* Written task:
Tally the lines in the listing below that include "this". Answer with the count and nothing more.

* Information provided:

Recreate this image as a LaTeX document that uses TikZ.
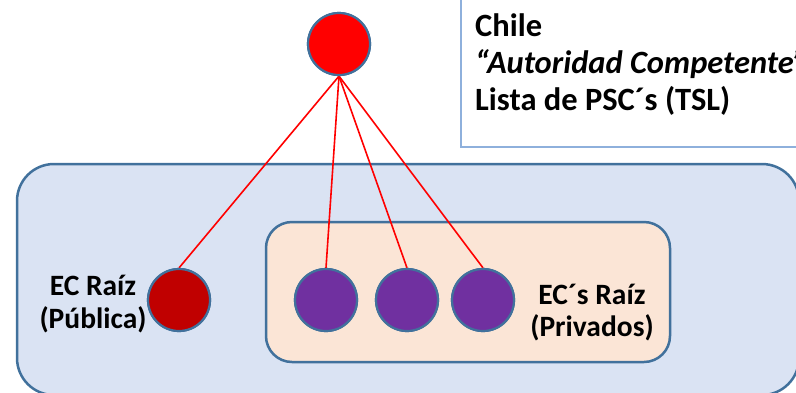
---
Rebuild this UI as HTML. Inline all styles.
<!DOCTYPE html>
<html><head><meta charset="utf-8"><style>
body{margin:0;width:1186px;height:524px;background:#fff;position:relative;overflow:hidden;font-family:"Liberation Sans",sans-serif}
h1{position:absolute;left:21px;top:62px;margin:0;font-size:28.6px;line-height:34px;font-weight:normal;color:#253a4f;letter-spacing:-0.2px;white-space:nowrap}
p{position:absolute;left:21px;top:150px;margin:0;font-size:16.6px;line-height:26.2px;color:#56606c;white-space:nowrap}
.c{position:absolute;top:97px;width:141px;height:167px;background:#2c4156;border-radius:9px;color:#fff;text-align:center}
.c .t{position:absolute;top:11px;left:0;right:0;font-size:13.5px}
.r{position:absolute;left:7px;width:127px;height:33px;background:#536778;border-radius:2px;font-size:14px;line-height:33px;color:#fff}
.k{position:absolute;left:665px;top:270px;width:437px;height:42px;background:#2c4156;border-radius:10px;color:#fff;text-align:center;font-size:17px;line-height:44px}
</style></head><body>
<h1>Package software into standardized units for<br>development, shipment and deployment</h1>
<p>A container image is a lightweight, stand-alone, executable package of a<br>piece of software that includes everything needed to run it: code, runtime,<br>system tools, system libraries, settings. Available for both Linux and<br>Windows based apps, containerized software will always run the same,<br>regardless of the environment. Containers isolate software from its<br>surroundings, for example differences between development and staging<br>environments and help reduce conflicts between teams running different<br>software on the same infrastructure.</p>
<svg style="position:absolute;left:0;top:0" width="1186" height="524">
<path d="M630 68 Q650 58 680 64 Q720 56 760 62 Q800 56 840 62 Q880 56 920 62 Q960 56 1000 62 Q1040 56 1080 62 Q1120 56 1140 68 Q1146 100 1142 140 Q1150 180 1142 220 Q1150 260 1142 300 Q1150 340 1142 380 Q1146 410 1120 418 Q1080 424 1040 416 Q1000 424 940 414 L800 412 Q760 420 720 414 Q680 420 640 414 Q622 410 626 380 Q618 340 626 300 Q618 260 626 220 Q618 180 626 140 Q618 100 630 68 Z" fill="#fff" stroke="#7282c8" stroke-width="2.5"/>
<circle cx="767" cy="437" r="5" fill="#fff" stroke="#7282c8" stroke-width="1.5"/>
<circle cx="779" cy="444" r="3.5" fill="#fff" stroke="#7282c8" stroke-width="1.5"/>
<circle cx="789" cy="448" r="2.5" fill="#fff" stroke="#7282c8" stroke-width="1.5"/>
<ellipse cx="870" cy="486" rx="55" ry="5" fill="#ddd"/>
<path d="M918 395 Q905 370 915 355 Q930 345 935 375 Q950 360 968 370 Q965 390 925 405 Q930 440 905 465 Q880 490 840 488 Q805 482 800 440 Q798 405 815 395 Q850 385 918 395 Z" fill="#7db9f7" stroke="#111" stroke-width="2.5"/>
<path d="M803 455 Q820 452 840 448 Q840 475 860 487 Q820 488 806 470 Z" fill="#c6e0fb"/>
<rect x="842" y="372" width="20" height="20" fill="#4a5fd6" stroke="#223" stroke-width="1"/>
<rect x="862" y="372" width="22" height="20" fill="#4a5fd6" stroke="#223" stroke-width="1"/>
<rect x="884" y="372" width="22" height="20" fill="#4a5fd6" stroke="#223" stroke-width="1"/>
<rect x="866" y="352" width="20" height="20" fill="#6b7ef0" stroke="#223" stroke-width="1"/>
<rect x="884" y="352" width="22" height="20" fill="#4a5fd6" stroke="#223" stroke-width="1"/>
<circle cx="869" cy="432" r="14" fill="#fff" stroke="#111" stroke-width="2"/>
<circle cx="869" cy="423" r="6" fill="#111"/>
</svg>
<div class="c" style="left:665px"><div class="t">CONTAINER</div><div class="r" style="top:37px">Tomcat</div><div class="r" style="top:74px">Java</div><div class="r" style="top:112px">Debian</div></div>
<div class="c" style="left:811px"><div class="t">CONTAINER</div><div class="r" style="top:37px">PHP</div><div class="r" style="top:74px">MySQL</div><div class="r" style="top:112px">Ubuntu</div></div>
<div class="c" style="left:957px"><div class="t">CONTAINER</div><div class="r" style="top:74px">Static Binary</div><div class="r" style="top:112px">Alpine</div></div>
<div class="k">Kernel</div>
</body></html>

* Expected answer:
2